Ciri-ciri khas dangdut baru menurut Michael di antaranya adalah lirik patah hati yang mendominasi. Belum lagi mereka pdangdut baru juga memiliki kesadaran untuk membuat musik sendiri. Selain itu, ciri lain adalah pesona anak muda yang terus dibangun, serta pembuatan video klip yang sederhana namun berdaya.
“Namun terdapat dua masalah di dangdut baru. Pertama, ini adalah musik pop, lawannya musik pop adalah kebosanan. Bagaimana keberlanjutan dangdut baru ini,” Papar Michael. “Apakah era dangdut akan terus berlanjut atau akan hanya sementara, dan kedua, belum adanya inovasi baru di dangdut baru itu sendiri,” ujar Michael yang merupakan pendiri Dangdut Studies Center dan juga pemain musik di Orkes Melayu Jarang Pulang.

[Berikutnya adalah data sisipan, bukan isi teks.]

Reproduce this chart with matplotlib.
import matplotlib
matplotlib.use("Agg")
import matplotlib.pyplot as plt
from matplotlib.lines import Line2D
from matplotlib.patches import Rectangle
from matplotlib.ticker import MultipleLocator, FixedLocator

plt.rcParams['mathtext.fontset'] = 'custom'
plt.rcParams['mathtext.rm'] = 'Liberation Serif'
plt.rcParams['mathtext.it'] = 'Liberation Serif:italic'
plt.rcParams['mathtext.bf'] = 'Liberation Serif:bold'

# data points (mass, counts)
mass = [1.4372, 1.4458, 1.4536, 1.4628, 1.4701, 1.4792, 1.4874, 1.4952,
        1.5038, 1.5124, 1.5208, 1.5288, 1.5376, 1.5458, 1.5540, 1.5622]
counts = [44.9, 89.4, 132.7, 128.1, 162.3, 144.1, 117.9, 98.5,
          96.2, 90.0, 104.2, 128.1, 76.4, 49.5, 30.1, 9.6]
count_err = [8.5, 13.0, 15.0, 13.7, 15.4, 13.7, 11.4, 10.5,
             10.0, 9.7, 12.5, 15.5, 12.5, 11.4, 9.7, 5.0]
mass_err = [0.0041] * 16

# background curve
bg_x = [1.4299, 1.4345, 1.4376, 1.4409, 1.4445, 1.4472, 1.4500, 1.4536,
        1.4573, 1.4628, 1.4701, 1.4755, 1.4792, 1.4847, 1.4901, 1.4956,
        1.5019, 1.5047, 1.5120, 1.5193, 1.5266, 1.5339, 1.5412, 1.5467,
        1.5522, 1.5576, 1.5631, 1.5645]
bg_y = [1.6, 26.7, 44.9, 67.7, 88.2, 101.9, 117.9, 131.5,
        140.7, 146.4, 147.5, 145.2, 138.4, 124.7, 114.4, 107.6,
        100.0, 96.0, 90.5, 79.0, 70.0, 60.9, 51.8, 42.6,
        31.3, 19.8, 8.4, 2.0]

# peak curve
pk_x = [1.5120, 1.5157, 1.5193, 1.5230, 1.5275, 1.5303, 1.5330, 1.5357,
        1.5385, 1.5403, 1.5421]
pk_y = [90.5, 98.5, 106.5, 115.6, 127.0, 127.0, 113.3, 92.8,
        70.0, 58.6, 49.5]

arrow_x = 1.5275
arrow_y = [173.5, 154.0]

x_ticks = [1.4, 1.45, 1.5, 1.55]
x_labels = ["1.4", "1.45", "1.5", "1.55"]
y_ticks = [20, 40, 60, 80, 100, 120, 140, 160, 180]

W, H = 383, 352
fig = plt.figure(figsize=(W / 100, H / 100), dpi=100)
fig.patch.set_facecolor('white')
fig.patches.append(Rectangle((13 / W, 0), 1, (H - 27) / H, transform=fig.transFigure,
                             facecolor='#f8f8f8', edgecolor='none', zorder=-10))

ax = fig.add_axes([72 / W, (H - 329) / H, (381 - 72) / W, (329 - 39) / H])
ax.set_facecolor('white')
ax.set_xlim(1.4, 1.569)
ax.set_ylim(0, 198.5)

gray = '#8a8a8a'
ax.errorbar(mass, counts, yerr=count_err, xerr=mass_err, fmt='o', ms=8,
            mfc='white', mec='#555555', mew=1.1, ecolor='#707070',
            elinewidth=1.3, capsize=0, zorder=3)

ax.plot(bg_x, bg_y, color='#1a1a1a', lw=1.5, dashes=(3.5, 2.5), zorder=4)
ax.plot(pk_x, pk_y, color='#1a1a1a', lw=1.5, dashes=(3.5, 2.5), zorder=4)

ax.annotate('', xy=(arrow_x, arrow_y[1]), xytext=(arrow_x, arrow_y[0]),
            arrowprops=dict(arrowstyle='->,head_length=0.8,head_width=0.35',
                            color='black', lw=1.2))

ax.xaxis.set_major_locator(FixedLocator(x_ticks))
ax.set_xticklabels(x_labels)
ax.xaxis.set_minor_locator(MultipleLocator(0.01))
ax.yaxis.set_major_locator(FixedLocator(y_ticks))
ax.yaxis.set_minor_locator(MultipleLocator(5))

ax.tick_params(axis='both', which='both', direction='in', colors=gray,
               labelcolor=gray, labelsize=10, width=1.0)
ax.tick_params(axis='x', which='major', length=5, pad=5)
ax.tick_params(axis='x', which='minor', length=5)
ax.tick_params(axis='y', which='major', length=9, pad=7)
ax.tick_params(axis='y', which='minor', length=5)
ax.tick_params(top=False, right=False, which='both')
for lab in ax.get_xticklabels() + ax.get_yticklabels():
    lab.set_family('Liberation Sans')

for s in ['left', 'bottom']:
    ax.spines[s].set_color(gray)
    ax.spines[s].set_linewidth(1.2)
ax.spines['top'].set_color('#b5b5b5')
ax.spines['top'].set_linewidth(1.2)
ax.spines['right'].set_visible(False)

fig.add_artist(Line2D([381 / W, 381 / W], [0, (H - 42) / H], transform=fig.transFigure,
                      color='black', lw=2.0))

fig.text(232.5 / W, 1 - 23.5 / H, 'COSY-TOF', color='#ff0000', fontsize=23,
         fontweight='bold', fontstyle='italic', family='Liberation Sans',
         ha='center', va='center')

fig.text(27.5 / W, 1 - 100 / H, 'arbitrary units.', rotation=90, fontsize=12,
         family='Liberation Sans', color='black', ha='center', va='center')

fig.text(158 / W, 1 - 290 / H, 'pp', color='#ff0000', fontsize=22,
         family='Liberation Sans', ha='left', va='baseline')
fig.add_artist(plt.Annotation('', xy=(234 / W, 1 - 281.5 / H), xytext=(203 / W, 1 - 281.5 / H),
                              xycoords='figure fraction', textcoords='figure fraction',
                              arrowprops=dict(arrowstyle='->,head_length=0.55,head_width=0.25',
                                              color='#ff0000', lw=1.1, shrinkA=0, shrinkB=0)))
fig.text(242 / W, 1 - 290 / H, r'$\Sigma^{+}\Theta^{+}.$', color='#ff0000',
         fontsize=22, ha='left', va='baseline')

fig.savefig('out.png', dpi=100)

Dangdut baru telah banyak mengubah beberapa budaya musik dangdut. Contohnya, penyanyi laki-laki menjadi lebih umum, penonton yang bebas menangis sambil mendengarkan lagu-lagu patah hati, serta distribusi musik secara digital. Citra dangdut pun telah berubah dari musik yang dianggap “kampungan” menjadi musik kekinian yang dapat dinikmati siapa saja. Seketika menggeser popularitas dangdut lawas ala Rhoma, Meggy Z, dan menjadi gelombang baru dangdut ‘ambyar’ yang kekinian dan khas Didi Kempot.